Print exactly the lines from the first one down to the line that contains "0.002, 0.024, 0.002];", both included, and skip the pictures.

## Begin Stored data

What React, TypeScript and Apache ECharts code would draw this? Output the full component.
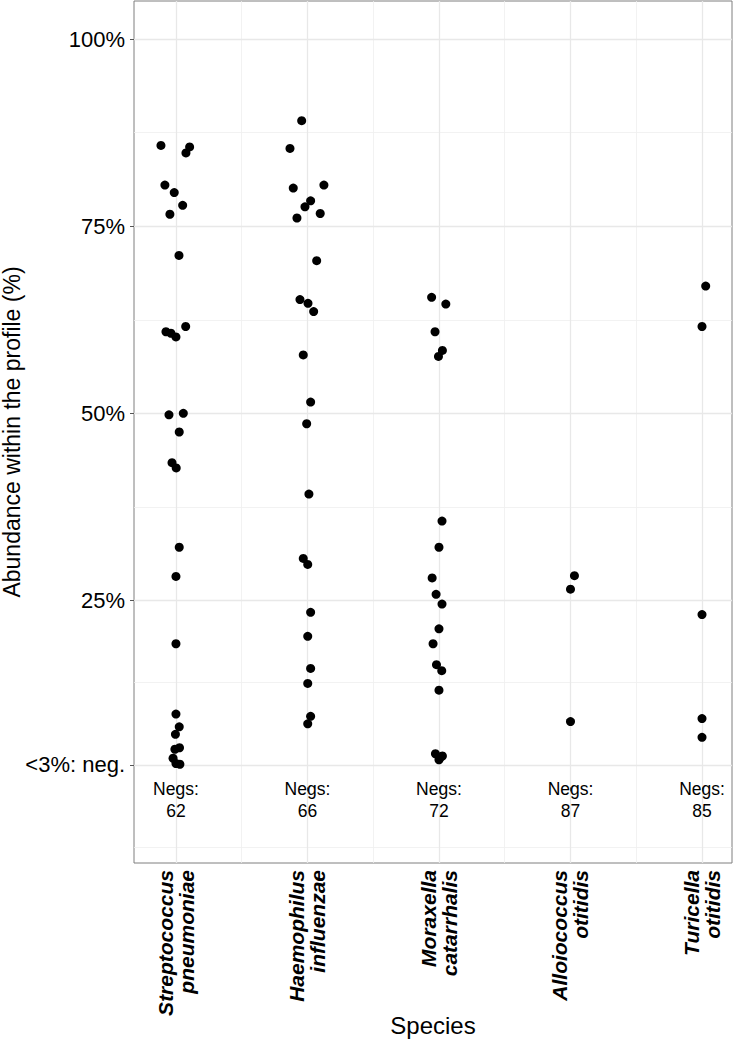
import React, { useEffect, useRef } from "react";
import * as echarts from "echarts";

const species = [
  "Streptococcus\npneumoniae",
  "Haemophilus\ninfluenzae",
  "Moraxella\ncatarrhalis",
  "Alloiococcus\notitidis",
  "Turicella\notitidis",
];
const negCounts = [62, 66, 72, 87, 85];

const yTickValues = [3, 25, 50, 75, 100];
const yTickLabels = ["<3%: neg.", "25%", "50%", "75%", "100%"];
const yMinorGrid = [-8, 14, 37.5, 62.5, 87.5];
const xMinorGrid = [1.5, 2.5, 3.5, 4.5];

// abundance (%) and horizontal jitter (in category units) per species
const strepValues = [85.8, 85.6, 84.8, 80.5, 79.5, 77.8, 76.6, 71.1, 61.6, 60.9, 60.7, 60.2, 50.0, 49.8, 47.5, 43.4, 42.7, 32.1, 28.2, 19.2, 9.8, 8.1, 7.1, 5.3, 5.1, 3.9, 3.2, 3.1];
const strepJitter = [-0.114, 0.104, 0.076, -0.084, -0.013, 0.051, -0.046, 0.023, 0.074, -0.076, -0.038, 0.0, 0.056, -0.053, 0.025, -0.03, 0.002, 0.025, 0.0, 0.0, 0.0, 0.025, -0.004, 0.027, -0.008, -0.022, 0.0, 0.03];

const haemValues = [89.1, 85.4, 80.5, 80.1, 78.4, 77.6, 76.7, 76.1, 70.4, 65.2, 64.7, 63.6, 57.8, 51.5, 48.6, 39.2, 30.6, 29.8, 23.4, 20.2, 15.9, 13.9, 9.5, 8.5];
const haemJitter = [-0.044, -0.133, 0.125, -0.108, 0.024, -0.019, 0.097, -0.08, 0.07, -0.057, 0.004, 0.047, -0.032, 0.024, -0.006, 0.011, -0.032, 0.002, 0.024, 0.002, 0.024, 0.002, 0.024, 0.002];

const moraxValues = [65.5, 64.6, 60.9, 58.4, 57.6, 35.6, 32.1, 28.0, 25.8, 24.5, 21.2, 19.2, 16.4, 15.6, 13.0, 4.5, 4.2, 3.9, 3.7];
const moraxJitter = [-0.056, 0.052, -0.03, 0.026, -0.004, 0.023, 0.0, -0.052, -0.022, 0.023, 0.0, -0.045, -0.019, 0.021, 0.0, -0.027, 0.026, 0.005, 0.0];

const alloValues = [28.3, 26.5, 8.8];
const alloJitter = [0.03, 0.0, 0.0];

const turiValues = [67.0, 61.6, 23.1, 9.2, 6.7];
const turiJitter = [0.028, 0.0, 0.0, 0.0, 0.0];

const groups = [
  { values: strepValues, jitter: strepJitter },
  { values: haemValues, jitter: haemJitter },
  { values: moraxValues, jitter: moraxJitter },
  { values: alloValues, jitter: alloJitter },
  { values: turiValues, jitter: turiJitter },
];

const FONT = "'Liberation Sans', Arial, Helvetica, sans-serif";

export default function App() {
  const ref = useRef<HTMLDivElement>(null);

  useEffect(() => {
    document.body.style.margin = "0";
    if (!ref.current) return;
    const chart = echarts.init(ref.current, null, { renderer: "svg" });

    const points: number[][] = [];
    groups.forEach((g, i) => {
      g.values.forEach((v, j) => points.push([i + 1 + g.jitter[j], v]));
    });

    const majorLine = { color: "#e8e8e8", width: 1.3, type: "solid" };
    const minorLine = { color: "#efefef", width: 0.8, type: "solid" };

    const option: any = {
      animation: false,
      backgroundColor: "#ffffff",
      textStyle: { fontFamily: FONT },
      grid: {
        left: 134,
        right: 1,
        top: 1,
        bottom: 187,
        show: true,
        borderColor: "#7f7f7f",
        borderWidth: 1,
        backgroundColor: "transparent",
      },
      xAxis: {
        type: "value",
        min: 0.681,
        max: 5.228,
        splitLine: { show: false },
        axisLine: { show: false },
        axisTick: {
          show: true,
          length: 4,
          lineStyle: { color: "#555" },
          customValues: [1, 2, 3, 4, 5],
        },
        axisLabel: {
          customValues: [1, 2, 3, 4, 5],
          rotate: 90,
          margin: 7,
          fontSize: 21,
          lineHeight: 21,
          fontStyle: "italic",
          fontWeight: "bold",
          color: "#000",
          fontFamily: FONT,
          formatter: (v: number) => species[Math.round(v) - 1] ?? "",
        },
      },
      yAxis: {
        type: "value",
        min: -10.1,
        max: 105.1,
        splitLine: { show: false },
        axisLine: { show: false },
        axisTick: {
          show: true,
          length: 4,
          lineStyle: { color: "#555" },
          customValues: yTickValues,
        },
        axisLabel: {
          customValues: yTickValues,
          margin: 9,
          fontSize: 22,
          color: "#000",
          fontFamily: FONT,
          formatter: (v: number) => {
            const idx = yTickValues.findIndex((t) => Math.abs(t - v) < 1e-6);
            return idx >= 0 ? yTickLabels[idx] : "";
          },
        },
      },
      graphic: [
        {
          type: "text",
          x: 12,
          y: 432,
          rotation: Math.PI / 2,
          style: {
            text: "Abundance within the profile (%)",
            font: `23px ${FONT}`,
            fill: "#000",
            align: "center",
            verticalAlign: "middle",
          },
        },
        {
          type: "text",
          x: 433,
          y: 1025,
          style: {
            text: "Species",
            font: `24px ${FONT}`,
            fill: "#000",
            align: "center",
            verticalAlign: "middle",
          },
        },
      ],
      series: [
        {
          type: "scatter",
          name: "grid",
          data: [],
          silent: true,
          z: 0,
          markLine: {
            silent: true,
            z: 0,
            zlevel: 0,
            symbol: ["none", "none"],
            label: { show: false },
            emphasis: { disabled: true },
            data: [
              ...yMinorGrid.map((v) => ({ yAxis: v, lineStyle: minorLine })),
              ...xMinorGrid.map((v) => ({ xAxis: v, lineStyle: minorLine })),
              ...yTickValues.map((v) => ({ yAxis: v, lineStyle: majorLine })),
              ...[1, 2, 3, 4, 5].map((v) => ({ xAxis: v, lineStyle: majorLine })),
            ],
          },
        },
        {
          type: "scatter",
          name: "abundance",
          data: points,
          symbol: "circle",
          symbolSize: 9,
          itemStyle: { color: "#000000", opacity: 1 },
          z: 6,
        },
        {
          type: "scatter",
          name: "negs",
          data: negCounts.map((_, i) => [i + 1, -1.65]),
          symbolSize: 0,
          silent: true,
          z: 6,
          itemStyle: { opacity: 1 },
          label: {
            show: true,
            position: "inside",
            fontSize: 17.5,
            lineHeight: 22,
            color: "#000",
            opacity: 1,
            fontFamily: FONT,
            formatter: (p: any) => `Negs:\n${negCounts[p.dataIndex]}`,
          },
        },
      ],
    };

    chart.setOption(option);
    return () => chart.dispose();
  }, []);

  return <div ref={ref} style={{ width: 733, height: 1050 }} />;
}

## End Stored data

Full solution:
What React, TypeScript and Apache ECharts code would draw this? Output the full component.
import React, { useEffect, useRef } from "react";
import * as echarts from "echarts";

const species = [
  "Streptococcus\npneumoniae",
  "Haemophilus\ninfluenzae",
  "Moraxella\ncatarrhalis",
  "Alloiococcus\notitidis",
  "Turicella\notitidis",
];
const negCounts = [62, 66, 72, 87, 85];

const yTickValues = [3, 25, 50, 75, 100];
const yTickLabels = ["<3%: neg.", "25%", "50%", "75%", "100%"];
const yMinorGrid = [-8, 14, 37.5, 62.5, 87.5];
const xMinorGrid = [1.5, 2.5, 3.5, 4.5];

// abundance (%) and horizontal jitter (in category units) per species
const strepValues = [85.8, 85.6, 84.8, 80.5, 79.5, 77.8, 76.6, 71.1, 61.6, 60.9, 60.7, 60.2, 50.0, 49.8, 47.5, 43.4, 42.7, 32.1, 28.2, 19.2, 9.8, 8.1, 7.1, 5.3, 5.1, 3.9, 3.2, 3.1];
const strepJitter = [-0.114, 0.104, 0.076, -0.084, -0.013, 0.051, -0.046, 0.023, 0.074, -0.076, -0.038, 0.0, 0.056, -0.053, 0.025, -0.03, 0.002, 0.025, 0.0, 0.0, 0.0, 0.025, -0.004, 0.027, -0.008, -0.022, 0.0, 0.03];

const haemValues = [89.1, 85.4, 80.5, 80.1, 78.4, 77.6, 76.7, 76.1, 70.4, 65.2, 64.7, 63.6, 57.8, 51.5, 48.6, 39.2, 30.6, 29.8, 23.4, 20.2, 15.9, 13.9, 9.5, 8.5];
const haemJitter = [-0.044, -0.133, 0.125, -0.108, 0.024, -0.019, 0.097, -0.08, 0.07, -0.057, 0.004, 0.047, -0.032, 0.024, -0.006, 0.011, -0.032, 0.002, 0.024, 0.002, 0.024, 0.002, 0.024, 0.002];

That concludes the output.